Certain units – generally close-combat squads but also all heroes (even ranged heroes) – have a passive "melee resistance aura" ability that causes the unit to receive reduced (-40%) melee damage. This is important to know in order to predict how a fight involving these units will turn out. Generally these units have high melee damage, and with the melee damage resistance, it is often better to avoid close combat and shoot them down instead – they still take full ranged damage.
Most units gain experience points through killing enemy units and reviving allied commanders. Experience points grant veterancy levels, which award bonuses such as improved health and damage. Some specific abilities such as Tyranid synapse auras and the Apothecary's healing abilities improve with veterancy levels. Regular units have 4 levels, while heroes have 10.
Each model in the game has a designated XP value granted to enemies that kill it. When the model is killed, this XP value is spread out to all units that did damage to it. In addition, squads that gain experience share it to all friendly squads within a radius of 55 length-units (for comparison, the sight radius for most models is 40 length-units). These squads will receive 40% of the XP that the original unit gained.
Every unit requires 500 XP per level, and the progress to attaining the next level is visible as a bar on the status display that fills up with blue from left to right.
Leveling up grants various general bonuses listed below (values are rounded approximations and in comparison to base stats).

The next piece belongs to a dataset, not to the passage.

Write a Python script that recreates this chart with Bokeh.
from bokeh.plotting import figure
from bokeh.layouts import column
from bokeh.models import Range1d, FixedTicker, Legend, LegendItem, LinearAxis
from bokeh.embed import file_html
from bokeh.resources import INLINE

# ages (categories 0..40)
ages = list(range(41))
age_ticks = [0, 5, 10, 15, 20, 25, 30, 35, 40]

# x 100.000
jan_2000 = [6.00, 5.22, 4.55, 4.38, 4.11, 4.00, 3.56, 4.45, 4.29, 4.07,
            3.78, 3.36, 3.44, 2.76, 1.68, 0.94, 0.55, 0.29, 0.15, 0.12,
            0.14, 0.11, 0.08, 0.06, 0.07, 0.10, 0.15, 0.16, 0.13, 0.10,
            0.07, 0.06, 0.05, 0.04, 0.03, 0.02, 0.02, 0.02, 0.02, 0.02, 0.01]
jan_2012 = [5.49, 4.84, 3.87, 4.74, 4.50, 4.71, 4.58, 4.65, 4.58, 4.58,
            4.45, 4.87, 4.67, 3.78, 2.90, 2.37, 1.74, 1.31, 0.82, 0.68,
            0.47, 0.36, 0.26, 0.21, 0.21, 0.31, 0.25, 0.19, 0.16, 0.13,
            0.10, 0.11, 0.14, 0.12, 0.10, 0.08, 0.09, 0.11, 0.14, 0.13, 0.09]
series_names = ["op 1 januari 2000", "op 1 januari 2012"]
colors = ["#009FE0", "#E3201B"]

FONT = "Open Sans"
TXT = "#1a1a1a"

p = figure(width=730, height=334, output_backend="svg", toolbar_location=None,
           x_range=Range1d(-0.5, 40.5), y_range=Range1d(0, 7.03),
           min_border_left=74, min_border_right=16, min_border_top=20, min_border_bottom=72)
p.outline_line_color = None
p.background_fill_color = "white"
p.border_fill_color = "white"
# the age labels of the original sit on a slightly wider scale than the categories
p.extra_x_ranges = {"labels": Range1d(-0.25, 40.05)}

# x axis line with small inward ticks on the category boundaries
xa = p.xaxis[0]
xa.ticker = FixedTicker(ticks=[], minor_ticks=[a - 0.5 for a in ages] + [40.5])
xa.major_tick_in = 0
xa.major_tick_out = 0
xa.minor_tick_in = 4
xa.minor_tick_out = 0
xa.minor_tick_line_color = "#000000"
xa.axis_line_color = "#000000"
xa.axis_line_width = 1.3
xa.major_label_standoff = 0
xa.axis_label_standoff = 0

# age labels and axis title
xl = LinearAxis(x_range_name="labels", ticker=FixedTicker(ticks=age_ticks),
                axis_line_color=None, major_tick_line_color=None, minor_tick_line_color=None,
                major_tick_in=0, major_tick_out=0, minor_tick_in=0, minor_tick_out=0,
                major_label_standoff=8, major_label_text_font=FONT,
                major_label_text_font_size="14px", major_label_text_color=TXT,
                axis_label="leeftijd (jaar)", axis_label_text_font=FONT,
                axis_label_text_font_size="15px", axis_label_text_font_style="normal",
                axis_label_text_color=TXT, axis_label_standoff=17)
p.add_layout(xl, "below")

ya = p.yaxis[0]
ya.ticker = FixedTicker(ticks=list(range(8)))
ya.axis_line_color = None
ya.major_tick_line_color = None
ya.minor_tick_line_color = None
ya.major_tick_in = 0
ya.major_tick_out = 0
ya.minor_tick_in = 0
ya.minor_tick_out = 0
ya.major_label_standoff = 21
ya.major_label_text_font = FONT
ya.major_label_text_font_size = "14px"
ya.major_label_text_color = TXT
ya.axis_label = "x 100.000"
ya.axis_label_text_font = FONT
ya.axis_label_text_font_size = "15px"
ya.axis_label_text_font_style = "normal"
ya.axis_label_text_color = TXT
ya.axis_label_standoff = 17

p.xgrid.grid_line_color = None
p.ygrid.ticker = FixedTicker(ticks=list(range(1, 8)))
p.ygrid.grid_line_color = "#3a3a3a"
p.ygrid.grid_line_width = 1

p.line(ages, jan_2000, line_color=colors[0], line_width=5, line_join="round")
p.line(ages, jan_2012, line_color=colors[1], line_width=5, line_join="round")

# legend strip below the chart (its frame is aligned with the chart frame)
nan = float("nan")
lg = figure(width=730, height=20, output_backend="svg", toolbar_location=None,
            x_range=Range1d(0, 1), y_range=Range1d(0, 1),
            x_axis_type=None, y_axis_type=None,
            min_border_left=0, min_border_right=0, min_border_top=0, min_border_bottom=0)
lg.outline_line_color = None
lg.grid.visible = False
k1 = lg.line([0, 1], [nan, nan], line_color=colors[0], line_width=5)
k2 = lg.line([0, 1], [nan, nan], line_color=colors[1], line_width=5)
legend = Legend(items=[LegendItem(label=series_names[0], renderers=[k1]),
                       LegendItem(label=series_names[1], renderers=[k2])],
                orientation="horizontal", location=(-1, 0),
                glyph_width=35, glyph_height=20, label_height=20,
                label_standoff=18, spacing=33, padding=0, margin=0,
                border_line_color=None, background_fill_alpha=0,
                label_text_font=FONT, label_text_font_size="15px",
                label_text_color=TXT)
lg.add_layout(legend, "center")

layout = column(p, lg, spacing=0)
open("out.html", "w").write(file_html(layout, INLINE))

- Level 1 (0 XP): Base stats
- Level 2 (500 XP): +15% health and energy, +5% regeneration, +1 melee skill, +10% melee damage, +5% ranged damage
- Level 3 (1,000 XP): +30% health and energy, +10% regeneration, +2 melee skill, +20% melee damage, +10% ranged damage
- Level 4 (1,500 XP): +50% health and energy, +15% regeneration, +3 melee skill, +30% melee damage, +15% ranged damage
Heroes gain 50% more XP than other units and continue progressing up to level 10. Reviving allied heroes grants the reviver 250 XP.